::: Provided data
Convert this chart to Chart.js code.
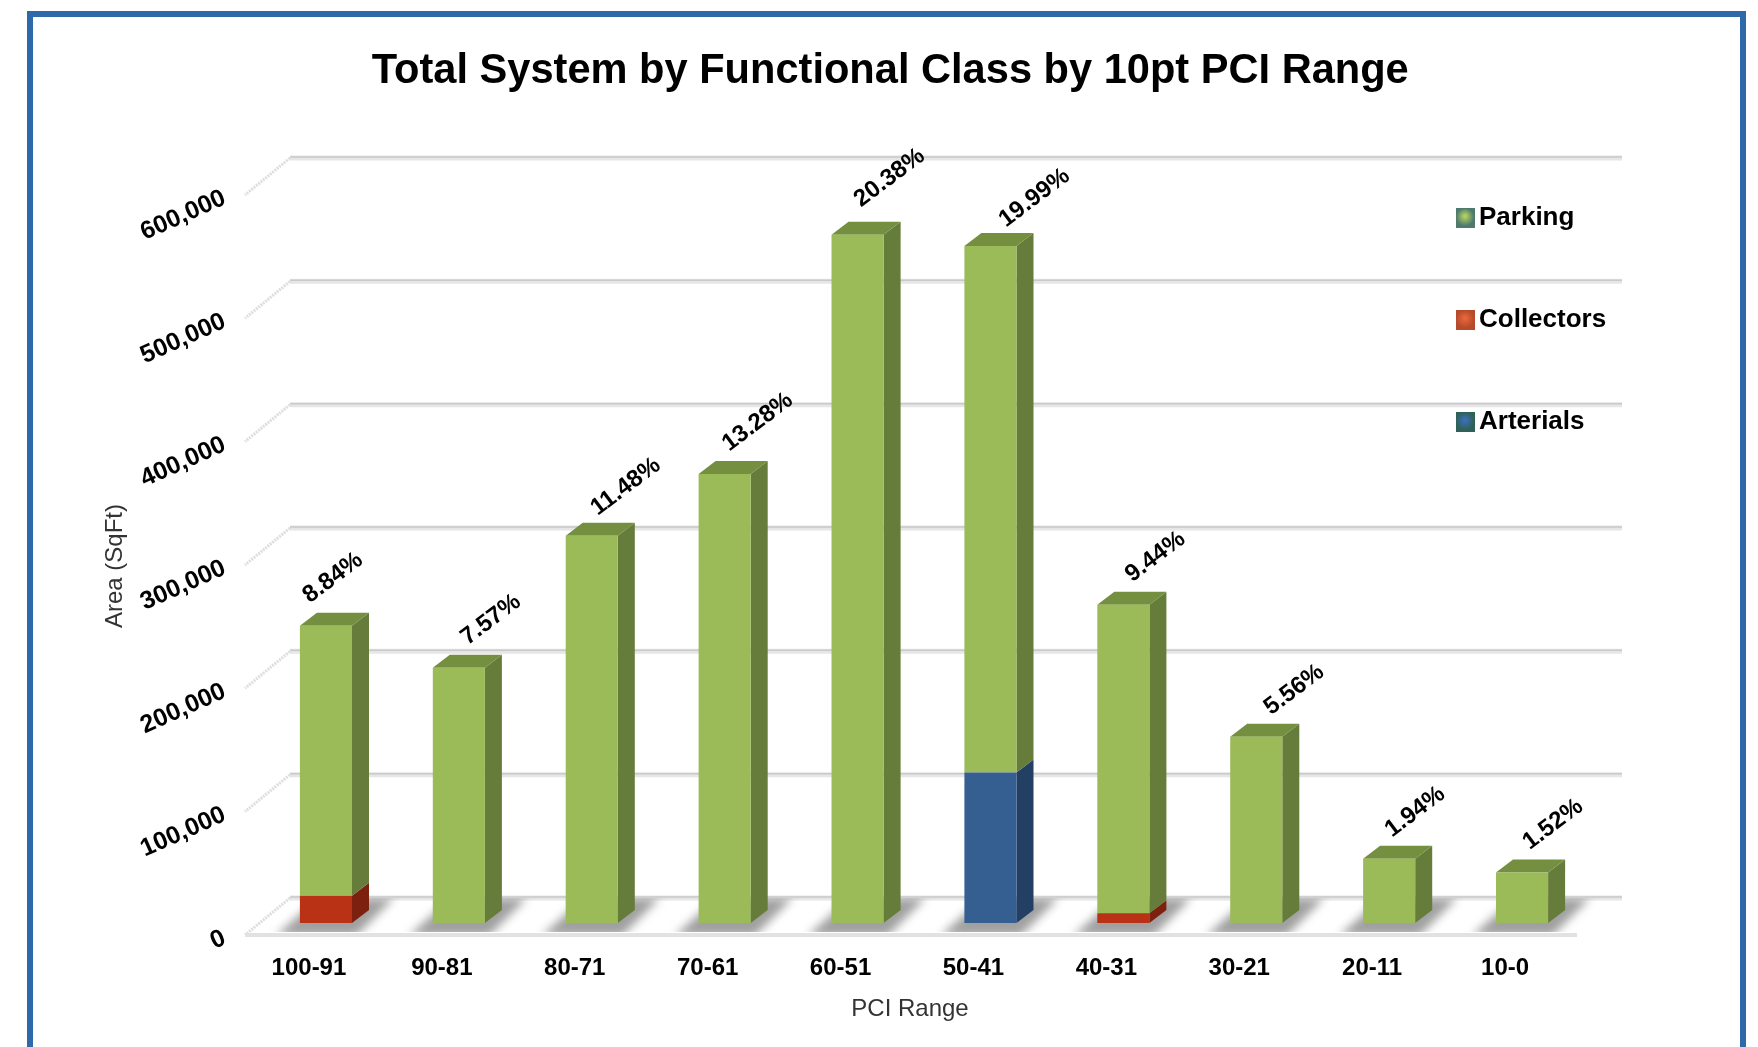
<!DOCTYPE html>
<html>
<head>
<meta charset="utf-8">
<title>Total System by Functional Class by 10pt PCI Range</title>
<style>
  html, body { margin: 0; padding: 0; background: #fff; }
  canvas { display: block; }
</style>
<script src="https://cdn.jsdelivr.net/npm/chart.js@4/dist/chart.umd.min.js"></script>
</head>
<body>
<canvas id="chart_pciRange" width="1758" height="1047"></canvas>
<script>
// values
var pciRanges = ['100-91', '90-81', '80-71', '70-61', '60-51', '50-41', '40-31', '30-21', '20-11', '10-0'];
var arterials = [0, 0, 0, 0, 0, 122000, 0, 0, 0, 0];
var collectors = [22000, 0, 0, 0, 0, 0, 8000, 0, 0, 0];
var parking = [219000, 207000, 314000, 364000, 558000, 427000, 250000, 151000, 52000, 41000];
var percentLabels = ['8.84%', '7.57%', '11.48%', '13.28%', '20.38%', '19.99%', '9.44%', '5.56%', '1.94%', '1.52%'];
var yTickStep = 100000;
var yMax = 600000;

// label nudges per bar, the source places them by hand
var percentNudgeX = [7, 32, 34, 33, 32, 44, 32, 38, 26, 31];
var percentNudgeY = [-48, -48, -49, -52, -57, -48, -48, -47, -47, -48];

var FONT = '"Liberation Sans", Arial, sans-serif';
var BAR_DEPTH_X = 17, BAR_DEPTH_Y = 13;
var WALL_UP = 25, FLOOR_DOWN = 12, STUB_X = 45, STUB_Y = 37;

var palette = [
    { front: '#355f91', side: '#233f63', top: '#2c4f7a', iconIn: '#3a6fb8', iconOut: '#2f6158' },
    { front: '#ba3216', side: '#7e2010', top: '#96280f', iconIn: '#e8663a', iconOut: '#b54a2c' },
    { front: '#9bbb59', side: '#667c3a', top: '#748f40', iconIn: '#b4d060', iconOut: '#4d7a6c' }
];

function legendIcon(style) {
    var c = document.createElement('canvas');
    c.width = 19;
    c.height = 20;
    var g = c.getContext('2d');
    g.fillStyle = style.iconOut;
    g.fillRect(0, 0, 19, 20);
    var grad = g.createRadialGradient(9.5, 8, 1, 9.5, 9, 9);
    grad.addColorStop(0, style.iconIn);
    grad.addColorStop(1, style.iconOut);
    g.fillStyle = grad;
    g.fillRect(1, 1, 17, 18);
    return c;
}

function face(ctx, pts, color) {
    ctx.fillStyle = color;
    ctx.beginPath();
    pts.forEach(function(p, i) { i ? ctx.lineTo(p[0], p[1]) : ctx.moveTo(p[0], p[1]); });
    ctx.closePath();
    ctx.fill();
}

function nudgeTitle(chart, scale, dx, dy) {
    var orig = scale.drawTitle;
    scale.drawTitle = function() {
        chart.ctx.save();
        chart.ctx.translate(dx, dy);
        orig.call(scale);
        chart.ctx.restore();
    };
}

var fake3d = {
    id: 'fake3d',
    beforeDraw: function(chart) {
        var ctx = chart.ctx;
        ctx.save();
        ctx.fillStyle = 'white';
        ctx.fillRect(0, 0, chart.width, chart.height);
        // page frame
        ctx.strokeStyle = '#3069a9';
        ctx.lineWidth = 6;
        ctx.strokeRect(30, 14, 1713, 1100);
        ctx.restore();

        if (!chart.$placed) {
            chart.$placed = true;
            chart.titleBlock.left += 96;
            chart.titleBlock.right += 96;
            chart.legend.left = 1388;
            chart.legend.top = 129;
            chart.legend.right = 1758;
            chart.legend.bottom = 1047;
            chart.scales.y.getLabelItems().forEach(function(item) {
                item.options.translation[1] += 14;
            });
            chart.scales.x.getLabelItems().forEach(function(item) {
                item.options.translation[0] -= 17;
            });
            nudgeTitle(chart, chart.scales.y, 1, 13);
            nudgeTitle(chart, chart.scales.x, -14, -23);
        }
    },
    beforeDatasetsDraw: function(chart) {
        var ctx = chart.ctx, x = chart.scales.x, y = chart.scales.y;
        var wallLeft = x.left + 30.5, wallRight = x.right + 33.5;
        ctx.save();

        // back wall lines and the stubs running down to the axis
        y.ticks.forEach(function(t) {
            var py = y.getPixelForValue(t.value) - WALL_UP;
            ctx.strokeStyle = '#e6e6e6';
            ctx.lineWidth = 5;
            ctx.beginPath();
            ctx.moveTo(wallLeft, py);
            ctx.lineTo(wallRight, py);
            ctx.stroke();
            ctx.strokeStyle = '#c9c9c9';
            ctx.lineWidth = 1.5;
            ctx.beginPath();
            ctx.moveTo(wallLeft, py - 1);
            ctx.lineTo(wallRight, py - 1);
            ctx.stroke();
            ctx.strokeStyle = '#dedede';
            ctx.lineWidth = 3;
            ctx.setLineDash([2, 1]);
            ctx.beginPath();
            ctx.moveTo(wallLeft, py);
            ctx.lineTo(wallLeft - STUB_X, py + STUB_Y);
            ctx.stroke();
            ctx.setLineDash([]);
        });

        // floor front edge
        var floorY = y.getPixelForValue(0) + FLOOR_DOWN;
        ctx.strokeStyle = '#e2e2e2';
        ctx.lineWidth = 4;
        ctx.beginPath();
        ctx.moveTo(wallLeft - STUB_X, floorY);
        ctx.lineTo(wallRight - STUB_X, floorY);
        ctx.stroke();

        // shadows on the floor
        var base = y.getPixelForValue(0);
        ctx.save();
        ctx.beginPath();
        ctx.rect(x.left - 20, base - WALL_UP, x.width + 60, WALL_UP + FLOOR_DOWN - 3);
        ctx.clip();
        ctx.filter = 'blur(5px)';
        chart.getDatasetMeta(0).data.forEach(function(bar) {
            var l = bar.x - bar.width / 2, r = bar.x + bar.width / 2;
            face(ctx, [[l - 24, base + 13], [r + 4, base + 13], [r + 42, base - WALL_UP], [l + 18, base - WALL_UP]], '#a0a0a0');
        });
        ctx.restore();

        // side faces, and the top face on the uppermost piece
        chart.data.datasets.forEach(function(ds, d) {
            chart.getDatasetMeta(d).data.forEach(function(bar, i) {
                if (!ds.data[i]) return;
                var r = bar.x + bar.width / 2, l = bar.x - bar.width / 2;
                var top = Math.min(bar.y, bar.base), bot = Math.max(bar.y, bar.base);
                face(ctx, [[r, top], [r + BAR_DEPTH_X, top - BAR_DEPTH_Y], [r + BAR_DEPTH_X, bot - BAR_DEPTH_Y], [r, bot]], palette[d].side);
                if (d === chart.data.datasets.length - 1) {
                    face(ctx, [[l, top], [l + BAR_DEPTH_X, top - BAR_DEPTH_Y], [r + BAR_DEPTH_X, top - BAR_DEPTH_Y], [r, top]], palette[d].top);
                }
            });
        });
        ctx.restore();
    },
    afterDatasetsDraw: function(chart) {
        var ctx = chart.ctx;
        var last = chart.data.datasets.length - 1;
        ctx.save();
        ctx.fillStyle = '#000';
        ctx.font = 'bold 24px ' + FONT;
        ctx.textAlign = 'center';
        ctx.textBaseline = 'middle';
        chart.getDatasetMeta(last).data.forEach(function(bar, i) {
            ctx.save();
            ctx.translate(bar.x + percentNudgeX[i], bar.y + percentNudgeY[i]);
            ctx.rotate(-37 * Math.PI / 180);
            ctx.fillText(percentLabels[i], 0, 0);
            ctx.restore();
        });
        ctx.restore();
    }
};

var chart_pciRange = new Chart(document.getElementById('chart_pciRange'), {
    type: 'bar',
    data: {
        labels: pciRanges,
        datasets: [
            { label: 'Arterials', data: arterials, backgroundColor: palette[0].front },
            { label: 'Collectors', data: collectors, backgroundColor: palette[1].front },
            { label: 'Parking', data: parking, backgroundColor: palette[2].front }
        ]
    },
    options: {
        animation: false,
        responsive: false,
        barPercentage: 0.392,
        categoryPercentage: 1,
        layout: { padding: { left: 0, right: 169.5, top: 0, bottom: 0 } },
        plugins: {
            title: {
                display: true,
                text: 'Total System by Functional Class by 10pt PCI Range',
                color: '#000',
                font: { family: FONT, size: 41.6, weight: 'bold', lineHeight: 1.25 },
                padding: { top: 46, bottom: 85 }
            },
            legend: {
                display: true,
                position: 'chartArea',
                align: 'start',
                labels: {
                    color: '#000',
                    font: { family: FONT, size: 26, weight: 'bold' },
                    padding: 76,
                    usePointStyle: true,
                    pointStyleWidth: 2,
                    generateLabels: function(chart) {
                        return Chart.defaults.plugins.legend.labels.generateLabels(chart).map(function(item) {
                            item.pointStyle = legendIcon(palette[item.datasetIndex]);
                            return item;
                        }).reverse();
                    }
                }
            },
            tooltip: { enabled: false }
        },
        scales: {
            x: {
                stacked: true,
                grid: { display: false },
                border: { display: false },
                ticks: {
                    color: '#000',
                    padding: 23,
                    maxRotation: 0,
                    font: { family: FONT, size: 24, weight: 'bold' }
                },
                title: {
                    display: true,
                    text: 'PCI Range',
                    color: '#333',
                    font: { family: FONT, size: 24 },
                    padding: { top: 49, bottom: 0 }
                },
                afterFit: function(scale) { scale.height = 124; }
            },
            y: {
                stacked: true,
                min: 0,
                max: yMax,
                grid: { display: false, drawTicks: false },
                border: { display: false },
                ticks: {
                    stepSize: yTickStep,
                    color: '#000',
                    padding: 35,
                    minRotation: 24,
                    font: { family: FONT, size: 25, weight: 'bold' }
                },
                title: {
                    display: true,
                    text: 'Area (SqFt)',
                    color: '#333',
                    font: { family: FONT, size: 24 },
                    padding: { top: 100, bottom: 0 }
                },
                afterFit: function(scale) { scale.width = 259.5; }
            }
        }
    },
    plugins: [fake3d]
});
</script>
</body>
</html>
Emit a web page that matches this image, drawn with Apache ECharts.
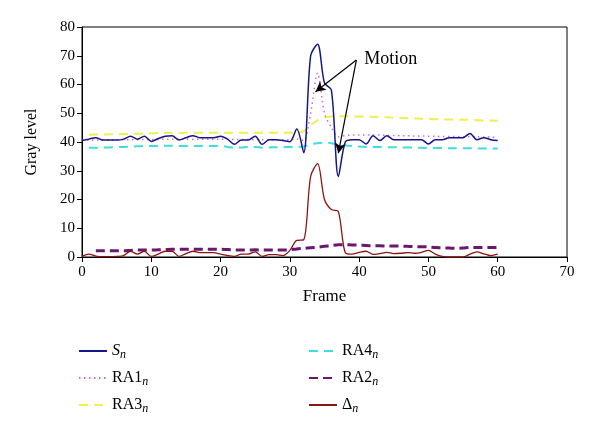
::::::
> _Task brief_
Search the lines above for the string "this", then show every one that has it.

> _Correct answer_
Convert this chart to Chart.js code.
Emit a web page that matches this image, drawn with Apache ECharts.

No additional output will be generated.